What you are asked to do
Skip the pictures, please, and write out exactly the lines from the opening of the data through the line containing "[0.015, 0.016, 0.012]]".

Recorded data
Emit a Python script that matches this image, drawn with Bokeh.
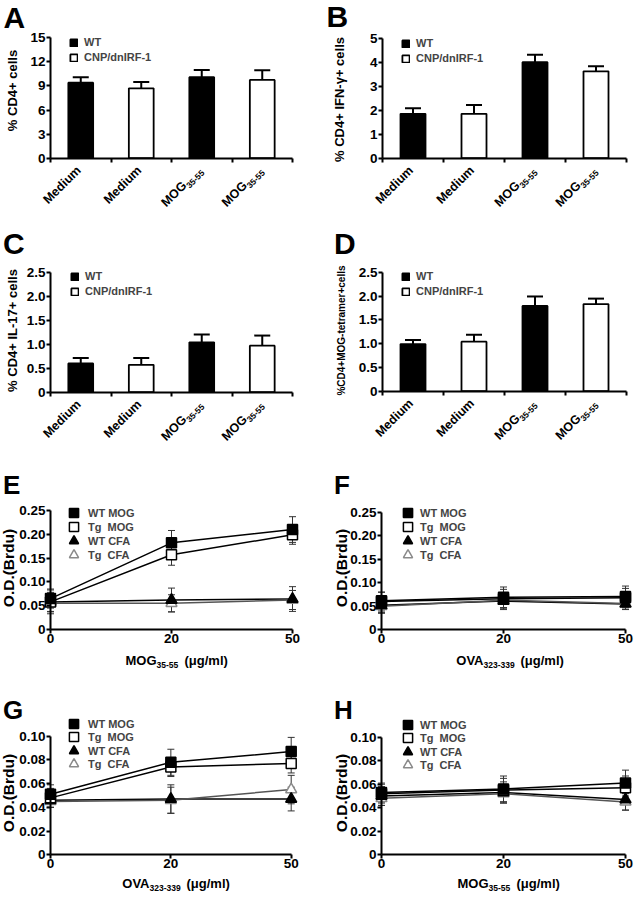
import numpy as np
from bokeh.plotting import figure
from bokeh.models import (ColumnDataSource, FixedTicker, Range1d, Label, LabelSet,
                          Legend, LegendItem, Whisker, TeeHead)
from bokeh.layouts import column, row
from bokeh.embed import file_html
from bokeh.resources import INLINE
from bokeh.core.properties import value

FONT = "Liberation Sans"

# ---------------- data: bar panels A-D ----------------
bar_categories = ["Medium", "Medium", "MOG", "MOG"]
bar_subscripts = ["", "", "35-55", "35-55"]
bar_groups = ["WT", "CNP/dnIRF-1", "WT", "CNP/dnIRF-1"]

a_values = [9.4, 8.7, 10.1, 9.75]
a_errors = [0.7, 0.8, 0.9, 1.2]
a_ticks = [0, 3, 6, 9, 12, 15]
a_tick_labels = ["0", "3", "6", "9", "12", "15"]

b_values = [1.86, 1.86, 4.02, 3.64]
b_errors = [0.23, 0.37, 0.31, 0.21]
b_ticks = [0, 1, 2, 3, 4, 5]
b_tick_labels = ["0", "1", "2", "3", "4", "5"]

c_values = [0.60, 0.57, 1.04, 0.97]
c_errors = [0.11, 0.14, 0.16, 0.21]
c_ticks = [0, 0.5, 1.0, 1.5, 2.0, 2.5]
c_tick_labels = ["0", "0.5", "1.0", "1.5", "2.0", "2.5"]

d_values = [0.99, 1.04, 1.79, 1.83]
d_errors = [0.085, 0.145, 0.20, 0.115]
d_ticks = c_ticks
d_tick_labels = c_tick_labels

# ---------------- data: line panels E-H ----------------
doses = ["0", "20", "50"]
series_names = ["WT MOG", "Tg  MOG", "WT CFA", "Tg  CFA"]

e_values = [[0.065, 0.182, 0.210],
            [0.058, 0.157, 0.199],
            [0.058, 0.062, 0.064],
            [0.055, 0.055, 0.062]]
e_errors = [[0.020, 0.026, 0.027],
            [0.020, 0.022, 0.020],
            [0.025, 0.025, 0.026],
            [0.018, 0.018, 0.020]]

f_values = [[0.062, 0.069, 0.071],
            [0.060, 0.066, 0.068],
            [0.052, 0.061, 0.055],
            [0.050, 0.063, 0.056]]
f_errors = [[0.018, 0.022, 0.022],
            [0.020, 0.020, 0.020],
            [0.015, 0.018, 0.012],
            [0.015, 0.016, 0.012]]

g_values = [[0.051, 0.078, 0.087],
            [0.048, 0.074, 0.077],
            [0.046, 0.047, 0.047],
            [0.045, 0.046, 0.055]]
g_errors = [[0.008, 0.011, 0.012],
            [0.008, 0.008, 0.008],
            [0.006, 0.012, 0.010],
            [0.005, 0.011, 0.012]]

h_values = [[0.053, 0.056, 0.061],
            [0.052, 0.055, 0.057],
            [0.050, 0.053, 0.047],
            [0.048, 0.052, 0.045]]
h_errors = [[0.008, 0.011, 0.011],
            [0.008, 0.010, 0.010],
            [0.008, 0.009, 0.009],
            [0.006, 0.008, 0.007]]

od_ticks_e = [0, 0.05, 0.10, 0.15, 0.20, 0.25]
od_labels_e = ["0", "0.05", "0.10", "0.15", "0.20", "0.25"]
od_ticks_g = [0, 0.02, 0.04, 0.06, 0.08, 0.10]
od_labels_g = ["0", "0.02", "0.04", "0.06", "0.08", "0.10"]

series_styles = [
    dict(marker="square", fill="black", line="black", size=10, lcol="black"),
    dict(marker="square", fill="white", line="black", size=10, lcol="black"),
    dict(marker="triangle", fill="black", line="black", size=11, lcol="black"),
    dict(marker="triangle", fill="white", line="#8a8a8a", size=11, lcol="#555555"),
]

C45 = 0.7071
MAIN_FS = 12.5
SUB_FS = 8.5
KB = 0.35          # empirical shift of the rendered baseline (in em) for "alphabetic"
TICK_FS = "13.5px"
LEG_FS = "11px"


class Geo:
    """Pixel layout of one panel: where the data origin / extremes sit in the canvas."""
    def __init__(self, W, H, px0, px1, x1, py0, py1, y1):
        self.W, self.H = W, H
        self.sx = x1 / (px1 - px0)
        self.sy = y1 / (py0 - py1)
        self.xs = -px0 * self.sx
        self.xe = self.xs + W * self.sx
        self.ys = -(H - py0) * self.sy
        self.ye = self.ys + H * self.sy

    def X(self, px):
        return self.xs + px * self.sx

    def Y(self, py):
        return self.ye - py * self.sy


def base_fig(geo, xmax, ymax):
    p = figure(width=geo.W, height=geo.H, x_range=Range1d(geo.xs, geo.xe),
               y_range=Range1d(geo.ys, geo.ye), min_border_left=0, min_border_right=0,
               min_border_top=0, min_border_bottom=0,
               output_backend="svg", toolbar_location=None, title=None)
    p.grid.visible = False
    p.outline_line_color = None
    p.background_fill_color = "white"
    p.border_fill_color = "white"
    for ax in (p.xaxis[0], p.yaxis[0]):
        ax.fixed_location = 0
        ax.axis_line_width = 2
        ax.axis_line_color = "black"
        ax.major_tick_line_width = 2
        ax.major_tick_line_color = "black"
        ax.major_tick_in = 0
        ax.major_tick_out = 4
        ax.minor_tick_line_color = None
        ax.major_label_text_font = FONT
        ax.major_label_text_font_style = "bold"
        ax.major_label_text_font_size = TICK_FS
        ax.major_label_text_color = "black"
        ax.major_label_standoff = 1
    p.xaxis.bounds = (0, xmax)
    p.yaxis.bounds = (0, ymax)
    return p


def add_text(p, geo, text, px, py, fs, rotated=False, align="left"):
    """Place text whose alphabetic baseline passes through canvas pixel (px, py)."""
    shift = KB * fs
    if rotated:
        x, y, ang = geo.X(px - shift), geo.Y(py), np.pi / 2
    else:
        x, y, ang = geo.X(px), geo.Y(py - shift), 0.0
    p.add_layout(Label(x=x, y=y, text=text, angle=ang,
                       text_align=align, text_baseline="alphabetic", text_font=FONT,
                       text_font_style="bold", text_font_size=f"{fs}px", text_color="black"))


def set_yaxis(p, ticks, labels):
    p.yaxis.ticker = FixedTicker(ticks=ticks)
    p.yaxis.major_label_overrides = {float(t): l for t, l in zip(ticks, labels)}


def bar_panel(geo, letter, letter_pos, ylabel, ylabel_fs, ylabel_pos, values, errors,
              yticks, ytick_labels, legend_loc):
    ymax = yticks[-1]
    p = base_fig(geo, 4, ymax)
    xs = [i + 0.5 for i in range(len(values))]
    wt = [i for i, grp in enumerate(bar_groups) if grp == "WT"]
    tg = [i for i, grp in enumerate(bar_groups) if grp != "WT"]
    s_wt = ColumnDataSource(dict(x=[xs[i] for i in wt], top=[values[i] for i in wt]))
    s_tg = ColumnDataSource(dict(x=[xs[i] for i in tg], top=[values[i] for i in tg]))
    r_wt = p.vbar(x="x", top="top", width=0.41, source=s_wt, fill_color="black",
                  line_color="black", line_width=1.8)
    r_tg = p.vbar(x="x", top="top", width=0.41, source=s_tg, fill_color="white",
                  line_color="black", line_width=1.8)
    es = ColumnDataSource(dict(x=xs, val=values,
                               upper=[v + e for v, e in zip(values, errors)]))
    p.add_layout(Whisker(source=es, base="x", lower="val", upper="upper", dimension="height",
                         line_width=2, line_color="black", level="annotation",
                         upper_head=TeeHead(size=16, line_width=2, line_color="black"),
                         lower_head=None))
    p.xaxis.ticker = FixedTicker(ticks=[0, 1, 2, 3, 4])
    p.xaxis.major_label_overrides = {float(i): "" for i in range(5)}
    set_yaxis(p, yticks, ytick_labels)

    # rotated category labels (main text + subscript); offsets in screen px (x right, y down)
    ex, ey = 4.0, 16.0
    km = KB * MAIN_FS * C45
    ks = KB * SUB_FS * C45
    mx_, my_, sx_, sy_ = [], [], [], []
    for cx, sub in zip(xs, bar_subscripts):
        if sub:
            w = SUB_FS * (0.556 * (len(sub) - 1) + 0.333)
            dx, dy = ex - C45 * w, ey + C45 * w
            mx_.append(cx + (dx - km) * geo.sx); my_.append(-(dy - km) * geo.sy)
            sx_.append(cx + (dx + 1.4 - ks) * geo.sx); sy_.append(-(dy + 1.4 - ks) * geo.sy)
        else:
            mx_.append(cx + (ex - km) * geo.sx); my_.append(-(ey - km) * geo.sy)
            sx_.append(cx); sy_.append(0.0)
    ls = ColumnDataSource(dict(mx=mx_, my=my_, sx=sx_, sy=sy_,
                               text=bar_categories, sub=bar_subscripts))
    p.add_layout(LabelSet(x="mx", y="my", text="text", source=ls,
                          angle=np.pi / 4, text_align="right", text_baseline="alphabetic",
                          text_font=value(FONT), text_font_style="bold",
                          text_font_size=value(f"{MAIN_FS}px"), text_color="black"))
    p.add_layout(LabelSet(x="sx", y="sy", text="sub", source=ls,
                          angle=np.pi / 4, text_align="left", text_baseline="alphabetic",
                          text_font=value(FONT), text_font_style="bold",
                          text_font_size=value(f"{SUB_FS}px"), text_color="black"))

    leg = Legend(items=[LegendItem(label="WT", renderers=[r_wt]),
                        LegendItem(label="CNP/dnIRF-1", renderers=[r_tg])],
                 location=legend_loc, orientation="vertical", glyph_width=9, glyph_height=9,
                 label_height=12, spacing=3, padding=0, margin=0, label_standoff=6,
                 border_line_color=None, background_fill_alpha=0,
                 label_text_font=FONT, label_text_font_style="bold",
                 label_text_font_size=LEG_FS)
    p.add_layout(leg)

    add_text(p, geo, letter, letter_pos[0], letter_pos[1], 30)
    add_text(p, geo, ylabel, ylabel_pos[0], ylabel_pos[1], ylabel_fs, rotated=True, align="center")
    return p


def line_panel(geo, letter, letter_pos, ylabel_pos, values, errors, yticks, ytick_labels,
               legend_locs, legend_standoff, legend_spacing, xl_main, xl_sub, xl_pos):
    n = len(doses)
    p = base_fig(geo, n - 1, yticks[-1])
    xs = list(range(n))
    srcs = []
    for k, (vals, errs) in enumerate(zip(values, errors)):
        st = series_styles[k]
        src = ColumnDataSource(dict(x=xs, y=vals,
                                    lower=[v - e for v, e in zip(vals, errs)],
                                    upper=[v + e for v, e in zip(vals, errs)]))
        p.line("x", "y", source=src, line_color=st["lcol"], line_width=1.5)
        p.add_layout(Whisker(source=src, base="x", lower="lower", upper="upper",
                             dimension="height", line_color="#333333", line_width=1,
                             upper_head=TeeHead(size=7, line_color="#333333", line_width=1),
                             lower_head=TeeHead(size=7, line_color="#333333", line_width=1)))
        srcs.append(src)
    rs = [None] * len(srcs)
    for k in reversed(range(len(srcs))):
        st = series_styles[k]
        rs[k] = p.scatter("x", "y", source=srcs[k], marker=st["marker"], size=st["size"],
                          fill_color=st["fill"], line_color=st["line"], line_width=1.5)
    p.xaxis.ticker = FixedTicker(ticks=xs)
    p.xaxis.major_label_overrides = {float(i): d for i, d in enumerate(doses)}
    p.xaxis.major_label_standoff = 0
    set_yaxis(p, yticks, ytick_labels)

    # legend split in two interleaved columns so markers keep their size
    for part, loc in zip((0, 1), legend_locs):
        idx = [part, part + 2]
        leg = Legend(items=[LegendItem(label=series_names[i], renderers=[rs[i]]) for i in idx],
                     location=loc, orientation="vertical", glyph_width=23, glyph_height=23,
                     label_height=12, spacing=legend_spacing, padding=0, margin=0,
                     label_standoff=legend_standoff,
                     border_line_color=None, background_fill_alpha=0,
                     label_text_font=FONT, label_text_font_style="bold",
                     label_text_font_size=LEG_FS)
        p.add_layout(leg)

    add_text(p, geo, letter, letter_pos[0], letter_pos[1], 26)
    add_text(p, geo, "O.D.(Brdu)", ylabel_pos[0], ylabel_pos[1], 15.5, rotated=True, align="center")
    mx, px, by = xl_pos
    add_text(p, geo, xl_main, mx, by, 13, align="right")
    add_text(p, geo, xl_sub, mx, by + 2, SUB_FS, align="left")
    add_text(p, geo, "(μg/ml)", px, by, 13, align="left")
    return p


# canvas layout: left column 326 px, right 312 px; rows 226/227/231/215 px
gA = Geo(326, 226, 50, 292, 4, 157.7, 37.3, 15)
gB = Geo(312, 226, 56, 300, 4, 157.7, 38.3, 5)
gC = Geo(326, 227, 50, 292, 4, 165.7, 45.7, 2.5)
gD = Geo(312, 227, 56, 300, 4, 164.7, 45.7, 2.5)
gE = Geo(326, 231, 50, 292, 2, 176.0, 57.0, 0.25)
gF = Geo(312, 231, 55, 299, 2, 176.3, 58.7, 0.25)
gG = Geo(326, 215, 50, 290.7, 2, 170.3, 51.7, 0.10)
gH = Geo(312, 215, 55, 299, 2, 170.3, 52.7, 0.10)

pA = bar_panel(gA, "A", (3, 27), "% CD4+ cells", 13, (16.5, 90),
               a_values, a_errors, a_ticks, a_tick_labels, (69, 163))
pB = bar_panel(gB, "B", (0, 26.7), "% CD4+ IFN-γ+ cells", 13, (18, 99),
               b_values, b_errors, b_ticks, b_tick_labels, (75, 162))
pC = bar_panel(gC, "C", (2.5, 27.3), "% CD4+ IL-17+ cells", 13, (16.5, 104),
               c_values, c_errors, c_ticks, c_tick_labels, (70, 156))
pD = bar_panel(gD, "D", (7.5, 27.3), "%CD4+MOG-tetramer+cells", 10, (18, 104),
               d_values, d_errors, d_ticks, d_tick_labels, (75, 156))

pE = line_panel(gE, "E", (2.5, 40.3), (13.4, 114.5), e_values, e_errors, od_ticks_e, od_labels_e,
                [(62, 132), (62, 118)], 3, 5, "MOG", "35-55", (156, 184, 212))
pF = line_panel(gF, "F", (7.5, 40.3), (20.4, 114.5), f_values, f_errors, od_ticks_e, od_labels_e,
                [(70, 132), (70, 118)], 1, 5, "OVA", "323-339", (157, 194, 212))
pG = line_panel(gG, "G", (2.5, 34.3), (13.4, 108.5), g_values, g_errors, od_ticks_g, od_labels_g,
                [(62, 137), (62, 124)], 3, 4, "OVA", "323-339", (149, 186, 204))
pH = line_panel(gH, "H", (7.5, 34.3), (20.4, 108.5), h_values, h_errors, od_ticks_g, od_labels_g,
                [(70, 136), (70, 123)], 1, 4, "MOG", "35-55", (162, 190, 204))

layout = column(row(pA, pB), row(pC, pD), row(pE, pF), row(pG, pH))
open("out.html", "w").write(file_html(layout, INLINE, title="figure"))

Problem solution
Emit a Python script that matches this image, drawn with Bokeh.
import numpy as np
from bokeh.plotting import figure
from bokeh.models import (ColumnDataSource, FixedTicker, Range1d, Label, LabelSet,
                          Legend, LegendItem, Whisker, TeeHead)
from bokeh.layouts import column, row
from bokeh.embed import file_html
from bokeh.resources import INLINE
from bokeh.core.properties import value

FONT = "Liberation Sans"

# ---------------- data: bar panels A-D ----------------
bar_categories = ["Medium", "Medium", "MOG", "MOG"]
bar_subscripts = ["", "", "35-55", "35-55"]
bar_groups = ["WT", "CNP/dnIRF-1", "WT", "CNP/dnIRF-1"]

a_values = [9.4, 8.7, 10.1, 9.75]
a_errors = [0.7, 0.8, 0.9, 1.2]
a_ticks = [0, 3, 6, 9, 12, 15]
a_tick_labels = ["0", "3", "6", "9", "12", "15"]

b_values = [1.86, 1.86, 4.02, 3.64]
b_errors = [0.23, 0.37, 0.31, 0.21]
b_ticks = [0, 1, 2, 3, 4, 5]
b_tick_labels = ["0", "1", "2", "3", "4", "5"]

c_values = [0.60, 0.57, 1.04, 0.97]
c_errors = [0.11, 0.14, 0.16, 0.21]
c_ticks = [0, 0.5, 1.0, 1.5, 2.0, 2.5]
c_tick_labels = ["0", "0.5", "1.0", "1.5", "2.0", "2.5"]

d_values = [0.99, 1.04, 1.79, 1.83]
d_errors = [0.085, 0.145, 0.20, 0.115]
d_ticks = c_ticks
d_tick_labels = c_tick_labels

# ---------------- data: line panels E-H ----------------
doses = ["0", "20", "50"]
series_names = ["WT MOG", "Tg  MOG", "WT CFA", "Tg  CFA"]

e_values = [[0.065, 0.182, 0.210],
            [0.058, 0.157, 0.199],
            [0.058, 0.062, 0.064],
            [0.055, 0.055, 0.062]]
e_errors = [[0.020, 0.026, 0.027],
            [0.020, 0.022, 0.020],
            [0.025, 0.025, 0.026],
            [0.018, 0.018, 0.020]]

f_values = [[0.062, 0.069, 0.071],
            [0.060, 0.066, 0.068],
            [0.052, 0.061, 0.055],
            [0.050, 0.063, 0.056]]
f_errors = [[0.018, 0.022, 0.022],
            [0.020, 0.020, 0.020],
            [0.015, 0.018, 0.012],
            [0.015, 0.016, 0.012]]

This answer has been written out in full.